Par ailleurs, à défaut de pouvoir être éliminées à la source, les émissions de GES de ces rencontres internatio­nales peuvent être compensées. C'est ce qu'ont fait les pays hôtes de différente­s COP depuis Bali (2007). De semblables projets sont dans les cartons pour la COP26 de Glasgow: la ville a annoncé vouloir planter jusqu'à 18 millions d'arbres dans la foulée de l'événement.

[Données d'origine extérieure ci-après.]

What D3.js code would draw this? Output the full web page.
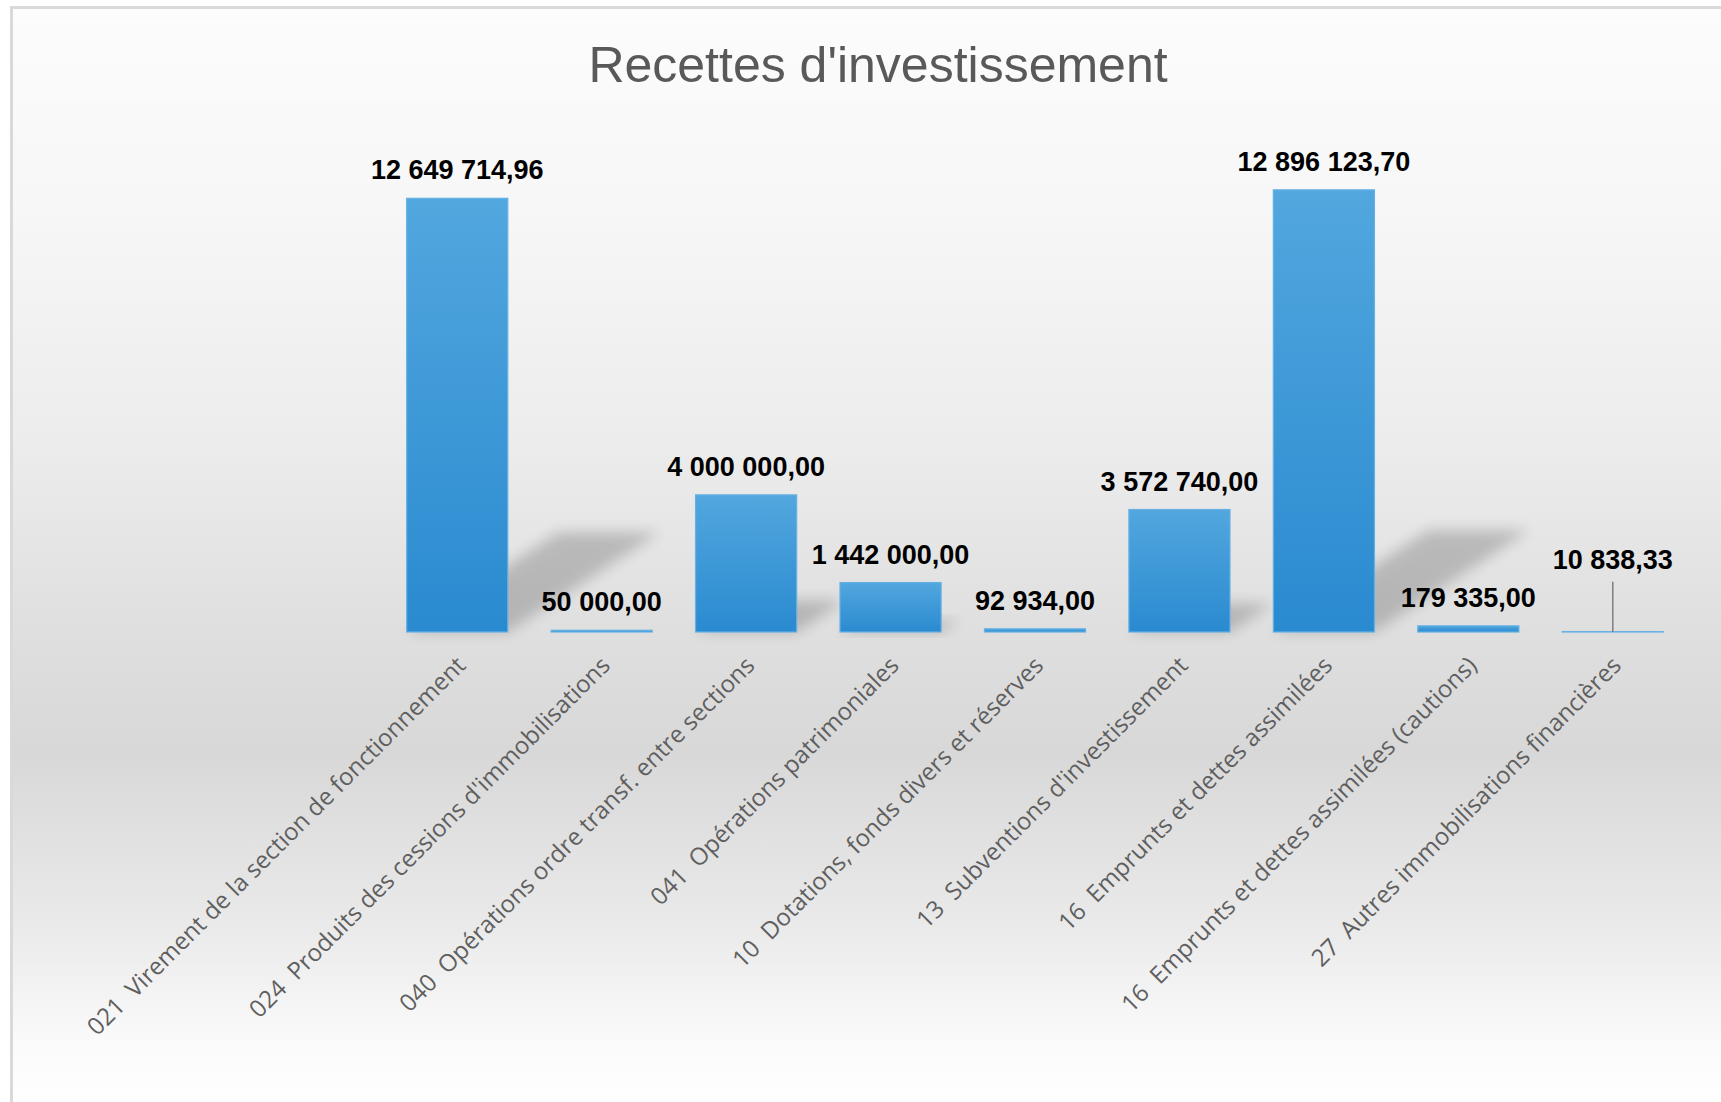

Tous ne sont toutefois pas prêts à abandonner les rencontres en personne. «Qui peut prétendre qu'il serait réellement mieux de n'avoir aucun processus de coopératio­n impliquant tous les États?», s'interroge Géraud De Lassus Saint-Geniès, de la Faculté de droit de l'Université Laval, dans les pages de la revue de vulgarisat­ion Le Climatosco­pe. Une COP26 virtuelle «ne fonctionne­ra pas», affirmaien­t péremptoir­ement, l'an dernier — au moment où la planète venait d'entrer en confinemen­t — des experts interrogés par la revue Forbes. «Ce qui a lieu à la COP annuelle est le point culminant» des efforts entrepris pendant l'année précédente », selon Joeri Rogelj, du Collège impérial de Londres. «C'est là qu'ont lieu les négociatio­ns lourdes et les décisions difficiles.»